Babylon Health, a digital primary care provider, has launched personalized programs for high-risk members living with chronic conditions.
The chronic conditions targeted include diabetes, hypertension, anxiety, depression, low back pain and prenatal care. The care pathways were developed by Babylon’s technologists and primary care teams. Multidisciplinary care teams will support members as they manage their chronic conditions with these programs.
Babylon’s prenatal care program, for instance, will engage pregnant women with regular virtual touch points and digital tools weekly to assist with prevention and care, including education and mental health screenings, company executives said.
“It’s so important that we offer a service to women who are pregnant or shortly after birth and engage with these women,” Kimya Tarr, senior digital health manager at Babylon, said in a press release. “If we are able to break down barriers to care and help the mother get the care she needs, it's more likely the baby will be healthy, and we will have reduced the cost for the mother and the newborn.”
Babylon operates an integrated primary care model that leverages remote patient monitoring to intervene and treat sooner. The goal with the latest digital programs is not to develop algorithms that can treat complex conditions on their own, Chief Medical Officer Darshak Sanghavi, M.D., told Fierce Healthcare. Instead, the programs help automate the bulk of care that is formulaic—like medication adherence, health education and monitoring symptoms.
The programs will be offered all in one interface, so if a patient has more than one condition, they won’t need separate apps to manage them, Sanghavi said. The programs will be available to the company’s Babylon 360 customers in value-based care arrangements. This will help align incentives to drive down the cost of care. The goal is to drive down the rate of acute events and associated hospitalizations, executives said.

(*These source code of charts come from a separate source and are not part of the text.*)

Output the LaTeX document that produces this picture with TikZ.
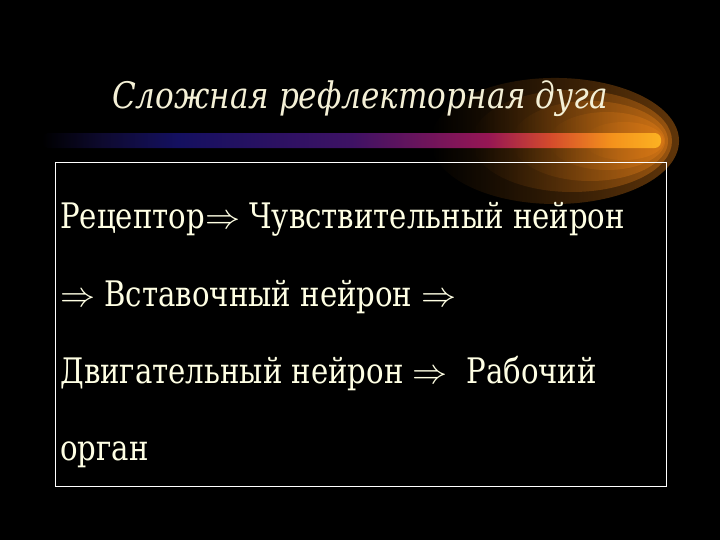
\documentclass[tikz,border=0pt]{standalone}
\usepackage{fontspec}
\setmainfont{DejaVu Serif}
\newfontfamily\serifru[FakeStretch=0.83]{DejaVu Serif}
\newfontfamily\serifhead[FakeStretch=0.85]{DejaVu Serif}
\usetikzlibrary{fadings}

\definecolor{ink}{RGB}{255,255,228}
\definecolor{headink}{RGB}{244,240,214}
\definecolor{glow}{RGB}{230,128,24}
\definecolor{barA}{RGB}{14,10,48}
\definecolor{barB}{RGB}{20,16,96}
\definecolor{barC}{RGB}{62,18,100}
\definecolor{barD}{RGB}{150,22,84}
\definecolor{barE}{RGB}{212,74,44}
\definecolor{barF}{RGB}{244,146,28}
\definecolor{barG}{RGB}{252,178,34}

\pgfdeclarehorizontalshading{barshade}{100bp}{color(0bp)=(black); color(25bp)=(black);
  color(30bp)=(barA); color(36bp)=(barB); color(50bp)=(barC); color(61bp)=(barD);
  color(66bp)=(barE); color(71bp)=(barF); color(75bp)=(barG); color(100bp)=(barG)}

\tikzset{
  headtext/.style={text=headink, font=\serifhead\fontsize{26}{30}\selectfont\itshape, inner sep=0pt, anchor=base},
  rowtext/.style={text=ink, font=\serifru\fontsize{25}{30}\selectfont, inner sep=0pt, anchor=base west}
}

\begin{document}
\begin{tikzpicture}[x=0.025cm,y=-0.025cm]
    % Background
    \fill[black] (0,0) rectangle (720,540);
    \useasboundingbox (0,0) rectangle (720,540);

    % Glow behind the bar
    \foreach \cx/\rx/\ry in {555/124/63, 572/100/51, 590/78/40, 607/58/29, 624/40/19} {
        \fill[glow, fill opacity=0.42, path fading=west] (\cx,141) ellipse [x radius=\rx, y radius=\ry];
    }

    % Bar
    \shade[shading=barshade, rounded corners=0.16cm] (42,133) rectangle (661,148);

    % Title
    \node[headtext] (title) at (360,108) {Сложная рефлекторная дуга};

    % Box with the chain
    \draw[white, line width=0.6pt] (55,162) rectangle (666,486);
    \node[rowtext] (row1) at (60,228) {Рецептор$\Rightarrow$ Чувствительный нейрон};
    \node[rowtext] (row2) at (60,306) {$\Rightarrow$ Вставочный нейрон $\Rightarrow$};
    \node[rowtext] (row3) at (60,383) {Двигательный нейрон $\Rightarrow$\ \ Рабочий};
    \node[rowtext] (row4) at (60,460) {орган};
\end{tikzpicture}
\end{document}
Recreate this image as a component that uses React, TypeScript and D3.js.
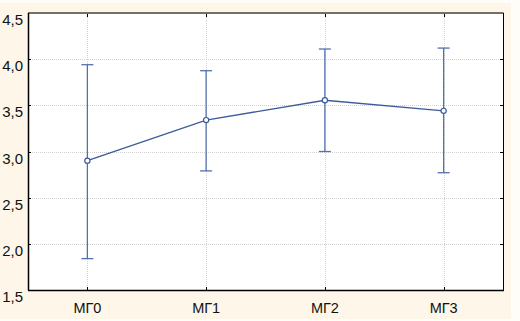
import { useEffect, useRef } from "react";
import * as d3 from "d3";

const categories = ["МГ0", "МГ1", "МГ2", "МГ3"];
const means = [2.9, 3.34, 3.555, 3.44];
const upper = [3.94, 3.875, 4.11, 4.12];
const lower = [1.84, 2.79, 3.0, 2.77];
const yTicks = [1.5, 2.0, 2.5, 3.0, 3.5, 4.0, 4.5];

const W = 520;
const H = 321;
const margin = { top: 13, right: 17, bottom: 31, left: 28 };
const font = "'Liberation Sans Narrow', 'Arial Narrow', 'Liberation Sans', sans-serif";

const App = () => {
  const svgRef = useRef<SVGSVGElement | null>(null);

  useEffect(() => {
    const svg = d3.select(svgRef.current);
    svg.selectAll("*").remove();

    const x0 = margin.left;
    const x1 = W - margin.right;
    const y0 = H - margin.bottom;
    const y1 = margin.top;

    const x = d3.scalePoint<string>().domain(categories).range([x0, x1]).padding(0.5);
    const y = d3.scaleLinear().domain([1.5, 4.5]).range([y0, y1]);

    svg.append("rect").attr("x", 0).attr("y", 0).attr("width", W).attr("height", H).attr("fill", "#fffdf8");
    svg.append("rect").attr("x", 0).attr("y", 3).attr("width", 511).attr("height", 316).attr("fill", "#fdf6e9");
    svg.append("rect").attr("x", x0).attr("y", y1).attr("width", x1 - x0).attr("height", y0 - y1).attr("fill", "#ffffff");

    // grid
    const grid = svg.append("g").attr("stroke", "#d2d2d2").attr("stroke-width", 1).attr("stroke-dasharray", "1,1");
    yTicks.slice(1, -1).forEach((t) => {
      grid.append("line").attr("x1", x0).attr("x2", x1).attr("y1", Math.round(y(t)) + 0.5).attr("y2", Math.round(y(t)) + 0.5);
    });
    categories.forEach((c) => {
      const px = Math.round(x(c)!) + 0.5;
      grid.append("line").attr("x1", px).attr("x2", px).attr("y1", y1).attr("y2", y0);
    });

    // inner ticks
    const tk = svg.append("g").attr("stroke", "#000").attr("stroke-width", 1);
    categories.forEach((c) => {
      const px = Math.round(x(c)!) + 0.5;
      tk.append("line").attr("x1", px).attr("x2", px).attr("y1", y1).attr("y2", y1 + 4);
      tk.append("line").attr("x1", px).attr("x2", px).attr("y1", y0).attr("y2", y0 - 3);
    });
    yTicks.forEach((t) => {
      const py = Math.round(y(t)) + 0.5;
      tk.append("line").attr("x1", x1).attr("x2", x1 - 3).attr("y1", py).attr("y2", py);
      tk.append("line").attr("x1", x0).attr("x2", x0 + 3).attr("y1", py).attr("y2", py);
    });

    // frame
    svg.append("line").attr("x1", x0).attr("x2", x1 + 0.5).attr("y1", y1).attr("y2", y1).attr("stroke", "#767062").attr("stroke-width", 2);
    svg.append("line").attr("x1", x1 + 0.5).attr("x2", x1 + 0.5).attr("y1", y1).attr("y2", y0).attr("stroke", "#000").attr("stroke-width", 1);
    svg.append("line").attr("x1", x0 + 0.5).attr("x2", x0 + 0.5).attr("y1", y1).attr("y2", y0).attr("stroke", "#000").attr("stroke-width", 1.5);
    svg.append("line").attr("x1", x0).attr("x2", x1 + 1).attr("y1", y0 + 0.5).attr("y2", y0 + 0.5).attr("stroke", "#000").attr("stroke-width", 1.5);

    // error bars
    const eb = svg.append("g").attr("stroke", "#5271ad").attr("stroke-width", 1.3);
    categories.forEach((c, i) => {
      const px = x(c)!;
      eb.append("line").attr("x1", px).attr("x2", px).attr("y1", y(upper[i])).attr("y2", y(lower[i]));
      eb.append("line").attr("x1", px - 6).attr("x2", px + 6).attr("y1", y(upper[i])).attr("y2", y(upper[i]));
      eb.append("line").attr("x1", px - 6).attr("x2", px + 6).attr("y1", y(lower[i])).attr("y2", y(lower[i]));
    });

    // mean line
    const line = d3
      .line<number>()
      .x((d, i) => x(categories[i])!)
      .y((d) => y(d));
    svg.append("path").datum(means).attr("d", line).attr("fill", "none").attr("stroke", "#3d5a9a").attr("stroke-width", 1.3);

    svg
      .selectAll(".pt")
      .data(means)
      .enter()
      .append("circle")
      .attr("class", "pt")
      .attr("cx", (d, i) => x(categories[i])!)
      .attr("cy", (d) => y(d))
      .attr("r", 2.6)
      .attr("fill", "#fff")
      .attr("stroke", "#3d5a9a")
      .attr("stroke-width", 1.2);

    // labels
    svg
      .append("g")
      .selectAll("text")
      .data(yTicks)
      .enter()
      .append("text")
      .attr("x", 23)
      .attr("y", (d) => y(d) + 12)
      .attr("text-anchor", "end")
      .attr("font-family", font)
      .attr("font-size", 15)
      .attr("fill", "#111")
      .text((d) => d3.format(".1f")(d).replace(".", ","));

    svg
      .append("g")
      .selectAll("text")
      .data(categories)
      .enter()
      .append("text")
      .attr("x", (d) => x(d)!)
      .attr("y", y0 + 23)
      .attr("text-anchor", "middle")
      .attr("font-family", font)
      .attr("font-size", 14.5)
      .attr("fill", "#111")
      .text((d) => d);
  }, []);

  return (
    <div style={{ position: "absolute", left: 0, top: 0 }}>
      <svg ref={svgRef} width={W} height={H} style={{ display: "block" }}></svg>
    </div>
  );
};

export default App;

Digitizing helps execute care journeys more efficiently as the company continues to scale, Sanghavi noted. Babylon will be tracking engagement rates and other metrics to measure the programs’ success. Care navigators and clinicians will remain involved with patients: “If they’re not engaging and they’re not taking their medicine, that triggers the follow-ups,” Sanghavi said.
Babylon has grown rapidly. But as its revenue has expanded, so have its losses. After going public in 2021 via a blank-check company, the company announced a reverse share split last fall intended to boost the company’s stock price so it wouldn’t be delisted.
Additional programs for postnatal care, atherosclerotic cardiovascular disease prevention and others are planned for the future. Babylon is also considering programs for acute conditions, according to Sanghavi, such as helping parents understand how to take care of a child’s ear infection after a visit.